Die Wiese wird heute von einem grauen Herbsthimmel überdacht. In meiner Apfelerinnerung ist der Himmel wolkenlos, und die Wiese erstreckt sich in saftigem Grün. Woher hatte ich im Frühjahr einen pflückfrischen Apfel?

Ich weiß es nicht mehr. Wie so vieles aus meiner Kindheit. Dieser Apfel ist die erste richtige Erinnerung, die ich an damals habe, und zugleich wirkt sie falsch. Ich stolpere jedes Mal darüber. Sie ist überzeichnet. Viel zu bunt, um Teil meiner Geschichte zu sein, die kurz nach diesem Apfel in Grautöne verschwimmt.

***

Der Arzt trug einen fleckigen Kittel. Er zog abwechselnd Mutters Augenlider hoch.

„Sie ist tot, das habe ich doch gesagt“, meckerte ich ungeduldig. Es konnte doch nicht sein, dass der Arzt nicht wusste, dass ein Mensch tot ist, wenn sein Brustkorb sich nicht mehr hebt und senkt.

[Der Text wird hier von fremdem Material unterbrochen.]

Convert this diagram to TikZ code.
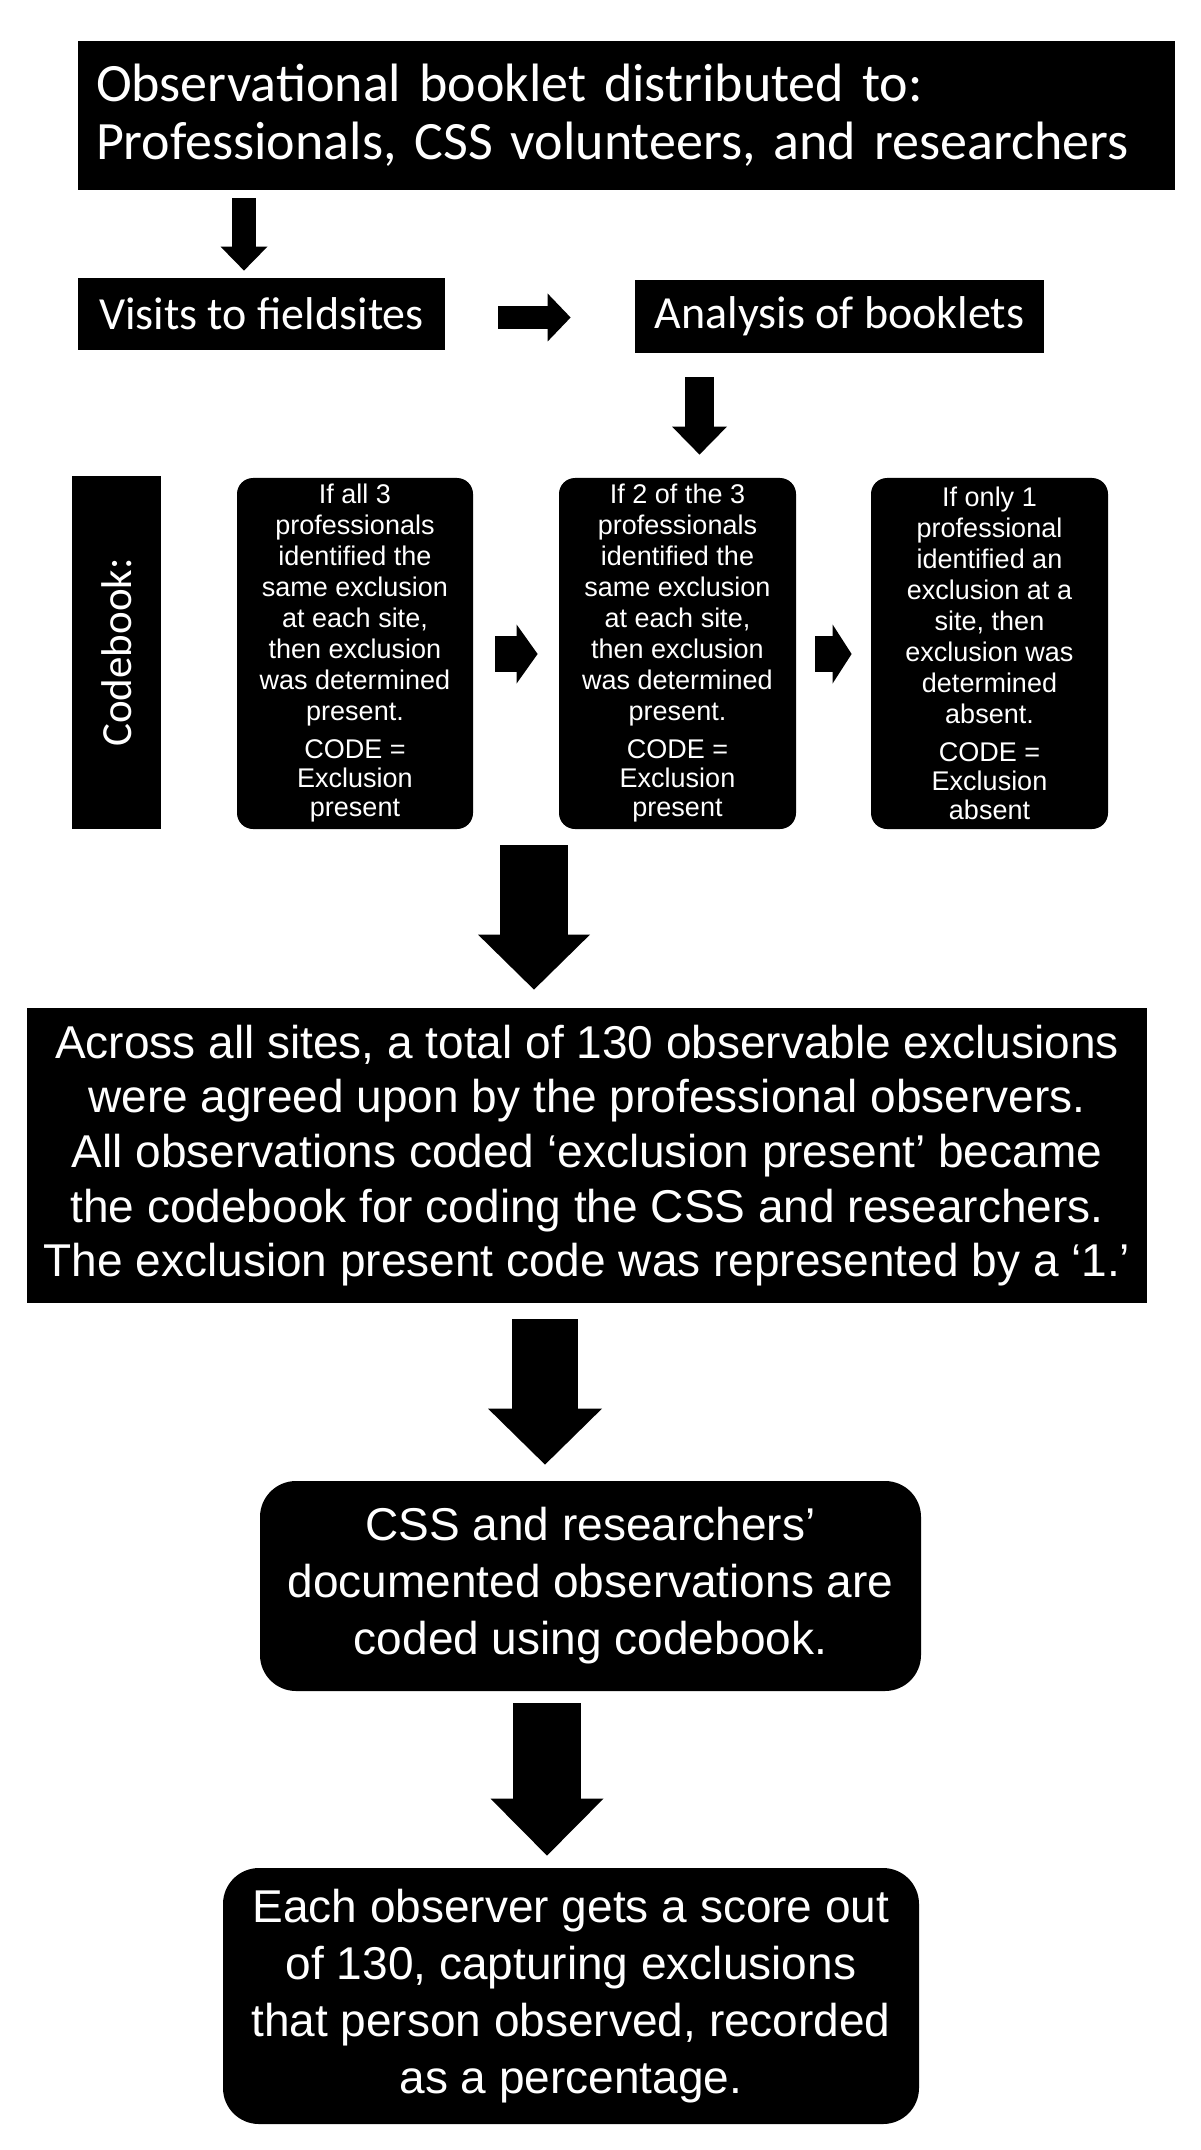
\documentclass[tikz,border=0pt]{standalone}
\usepackage{fontspec}
\setmainfont{Liberation Sans}
\newfontfamily\calibri{Carlito}
\usetikzlibrary{arrows.meta}

\def\boxfont{\fontsize{23}{28.5}\selectfont}
\def\rulefont{\fontsize{13.5}{15.5}\selectfont}
\def\codegap{3.5pt}
\def\codetight{-1pt}

\tikzset{
  box/.style={fill=black, text=white, inner sep=0pt, align=center},
  rbox/.style={box, rounded corners=#1},
  rulebox/.style={rbox=8pt, minimum width=118.5pt, minimum height=175.5pt, font=\rulefont},
  blockarrow/.style n args={3}{line width=#1, -{Triangle[width=#2, length=#3, line width=0pt]}},
}

\begin{document}
\begin{tikzpicture}[x=0.5pt, y=-0.5pt]
\path[use as bounding box, fill=white] (0,0) rectangle (1200,2150);

\node[box, minimum width=548.5pt, minimum height=74.5pt, text width=530.5pt, align=left,
  font=\calibri\fontsize{27}{29}\selectfont] (top) at (626.5,115.5)
  {Observational booklet distributed to:\\Professionals, CSS volunteers, and researchers};
\node[box, minimum width=183.5pt, minimum height=36pt, font=\calibri\fontsize{23}{27}\selectfont]
  (visits) at (261.5,314) {Visits to fieldsites};
\node[box, minimum width=204.5pt, minimum height=36.5pt, font=\calibri\fontsize{23}{27}\selectfont]
  (analysis) at (839.5,316.5) {Analysis of booklets};

\node[box, rotate=90, minimum width=176.5pt, minimum height=44.5pt, font=\calibri\fontsize{21.5}{25}\selectfont]
  (codebook) at (116.5,652.5) {Codebook:};
\node[rulebox, minimum width=118pt] (allthree) at (355,653.5)
  {If all 3\\professionals\\identified the\\same exclusion\\at each site,\\then exclusion\\was determined\\present.\\[\codegap]
   CODE =\\[\codetight]Exclusion\\[\codetight]present};
\node[rulebox] (twothree) at (677.5,653.5)
  {If 2 of the 3\\professionals\\identified the\\same exclusion\\at each site,\\then exclusion\\was determined\\present.\\[\codegap]
   CODE =\\[\codetight]Exclusion\\[\codetight]present};
\node[rulebox] (onlyone) at (989.5,653.5)
  {If only 1\\professional\\identified an\\exclusion at a\\site, then\\exclusion was\\determined\\absent.\\[\codegap]
   CODE =\\[\codetight]Exclusion\\[\codetight]absent};

\node[box, minimum width=560pt, minimum height=147.5pt, font=\fontsize{23}{27.3}\selectfont] (total) at (587,1155.5)
  {Across all sites, a total of 130 observable exclusions\\were agreed upon by the professional observers.\\
   All observations coded ‘exclusion present’ became\\the codebook for coding the CSS and researchers.\\
   The exclusion present code was represented by a ‘1.’};
\node[rbox=18pt, minimum width=330.5pt, minimum height=105pt, font=\boxfont] (coded) at (590.5,1586)
  {CSS and researchers’\\documented observations are\\coded using codebook.};
\node[rbox=18pt, minimum width=348pt, minimum height=128pt, font=\boxfont] (score) at (571,1996)
  {Each observer gets a score out\\of 130, capturing exclusions\\that person observed, recorded\\as a percentage.};

\coordinate (a1) at (244,0);
\coordinate (a2) at (0,317.5);
\coordinate (a3) at (699.5,0);
\coordinate (a4) at (0,654);
\coordinate (a6) at (534,0);
\coordinate (a7) at (545,0);
\coordinate (a8) at (547,0);

\draw[blockarrow={12pt}{23.5pt}{12pt}, shorten <=4pt, shorten >=3.5pt] (top.south -| a1) -- (visits.north -| a1);
\draw[blockarrow={11.5pt}{24pt}{11.5pt}, shorten <=26.5pt, shorten >=32pt] (visits.east |- a2) -- (analysis.west |- a2);
\draw[blockarrow={14.5pt}{27.5pt}{14pt}, shorten <=12pt, shorten >=11.5pt] (analysis.south -| a3) -- (twothree.north -| a3);
\draw[blockarrow={18pt}{29.5pt}{10.5pt}, shorten <=11pt, shorten >=10.5pt] (allthree.east |- a4) -- (twothree.west |- a4);
\draw[blockarrow={18pt}{29.5pt}{9.5pt}, shorten <=9.5pt, shorten >=9.5pt] (twothree.east |- a4) -- (onlyone.west |- a4);
\draw[blockarrow={34pt}{56pt}{27.5pt}, shorten <=8pt, shorten >=9pt] (twothree.south -| a6) -- (total.north -| a6);
\draw[blockarrow={33pt}{57pt}{28pt}, shorten <=8pt, shorten >=8pt] (total.south -| a7) -- (coded.north -| a7);
\draw[blockarrow={34pt}{56.5pt}{28.5pt}, shorten <=6pt, shorten >=6pt] (coded.south -| a8) -- (score.north -| a8);
\end{tikzpicture}
\end{document}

„Ja, das sagtest du, mein Kind. Und du hattest recht damit. Dennoch ist es meine Aufgabe, ihren Tod offiziell festzustellen.“

„Was macht das schon für einen Unterschied? Tot ist tot.“ Ich war nicht bereit, einfach nachzugeben.

„Magda, geh in dein Zimmer. Du kannst wiederkommen, wenn der Doktor fertig ist.“ Vater hatte nie Geduld für meine Fragen. Und er war der Einzige, der mich zum Schweigen brachte. Ich folgte auch diesmal. Wie betäubt nahm ich das Bild vom Nachttisch, drückte es gegen die Brust und rannte in mein Zimmer. Ich schlug die Tür zu und starrte sie eine Weile an.

„Und tot ist sie doch“, flüsterte ich. Ich hatte mich schon vor Wochen mit ihrem Tod abgefunden, da atmete sie noch. Schwer und rasselnd, unterbrochen von Husten, der ihr die Kraft raubte. Mutter spuckte Blut und Galle, ihr Essen nahm sie nicht. Man musste kein Arzt sein, um das zu verstehen. Jeden Abend weinte ich allein in mein Kissen, aber auch das half nichts. Meine Mutter war fort.

Ich betrachtete das Bild in dem abgegriffenen Rahmen. Es war das Hochzeitsbild meiner Eltern. Mutter lächelte, Vater sah ernst drein, wie immer. Aber das abgebildete Paar strahlte Verbundenheit aus, die sie in den vergangenen Jahren verloren haben mussten. Als habe jemand das unsichtbare Band zwischen ihnen getrennt.

„Das war bestimmt der Husten“, sagte ich mir und ging zu meinem Geheimversteck. Man musste nur mit der Hand leicht auf das Ende einer der Bodendielen am Fenster drücken, dann klappte die andere Seite hoch und man konnte sie herausnehmen. Darunter befand sich ein kleiner Hohlraum, in dem ich meine Schätze verbarg.